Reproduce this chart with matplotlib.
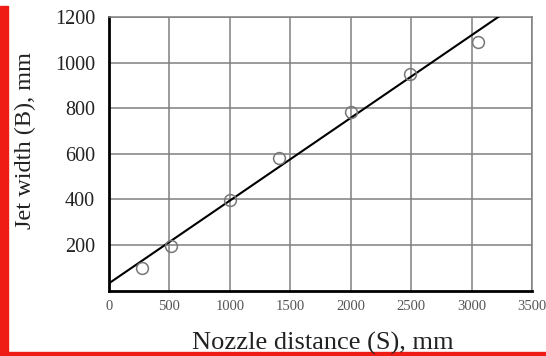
import numpy as np
import matplotlib.pyplot as plt
from matplotlib.patches import Rectangle

nozzle_distance = [275, 510, 1005, 1405, 2005, 2490, 3055]
jet_width = [98, 196, 398, 580, 785, 950, 1092]

# fitted straight line B = a + b*S
fit_intercept = 32
fit_slope = 0.3627

x_ticks = [0, 500, 1000, 1500, 2000, 2500, 3000, 3500]
y_ticks = [200, 400, 600, 800, 1000, 1200]

plt.rcParams['font.family'] = ['Liberation Serif', 'DejaVu Serif']

fig = plt.figure(figsize=(5.46, 3.56), dpi=100)
ax = fig.add_axes([109/546, 1 - 290.6/356, (532 - 109)/546, (290.6 - 17)/356])

# red frame pieces
red = '#ee1c14'
fig.patches.append(Rectangle((0, 0), 8/546, 350/356, transform=fig.transFigure,
                             color=red, zorder=0))
fig.patches.append(Rectangle((8/546, 1/356), 538/546, 3/356, transform=fig.transFigure,
                             color=red, zorder=0))

s = np.array([0, 3500])
ax.plot(s, fit_intercept + fit_slope*s, color='black', lw=1.5, zorder=3)
ax.plot(nozzle_distance, jet_width, 'o', ms=8.5, mfc='none', mec='#777777',
        mew=1.1, zorder=4)

ax.set_xlim(0, 3500)
ax.set_ylim(0, 1200)
ax.set_xticks(x_ticks)
ax.set_yticks(y_ticks)
ax.grid(True, color='#808080', lw=1.1)
ax.set_axisbelow(True)

for side in ['top', 'right']:
    ax.spines[side].set_color('#808080')
    ax.spines[side].set_linewidth(1.1)
for side in ['left', 'bottom']:
    ax.spines[side].set_color('black')
    ax.spines[side].set_linewidth(2)

ax.tick_params(length=0)
ax.tick_params(axis='y', labelsize=14.5, pad=10, labelcolor='#222222')
ax.tick_params(axis='x', labelsize=10.5, pad=7, labelcolor='#555555')

fig.text(323/546, 1 - 343/356, 'Nozzle distance (S), mm', ha='center',
         va='center', fontsize=19, color='#222222')
fig.text(25/546, 1 - 140/356, 'Jet width (B), mm', ha='center', va='center',
         rotation=90, fontsize=17.5, color='#222222')

fig.savefig('out.png', dpi=100)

_Set task:_ Only lines belong in the copy: transcribe those from the start of the data through the line that contains "mew=1.1, zorder=4)", and skip the pictures.

_Solution to the problem:_
Reproduce this chart with matplotlib.
import numpy as np
import matplotlib.pyplot as plt
from matplotlib.patches import Rectangle

nozzle_distance = [275, 510, 1005, 1405, 2005, 2490, 3055]
jet_width = [98, 196, 398, 580, 785, 950, 1092]

# fitted straight line B = a + b*S
fit_intercept = 32
fit_slope = 0.3627

x_ticks = [0, 500, 1000, 1500, 2000, 2500, 3000, 3500]
y_ticks = [200, 400, 600, 800, 1000, 1200]

plt.rcParams['font.family'] = ['Liberation Serif', 'DejaVu Serif']

fig = plt.figure(figsize=(5.46, 3.56), dpi=100)
ax = fig.add_axes([109/546, 1 - 290.6/356, (532 - 109)/546, (290.6 - 17)/356])

# red frame pieces
red = '#ee1c14'
fig.patches.append(Rectangle((0, 0), 8/546, 350/356, transform=fig.transFigure,
                             color=red, zorder=0))
fig.patches.append(Rectangle((8/546, 1/356), 538/546, 3/356, transform=fig.transFigure,
                             color=red, zorder=0))

s = np.array([0, 3500])
ax.plot(s, fit_intercept + fit_slope*s, color='black', lw=1.5, zorder=3)
ax.plot(nozzle_distance, jet_width, 'o', ms=8.5, mfc='none', mec='#777777',
        mew=1.1, zorder=4)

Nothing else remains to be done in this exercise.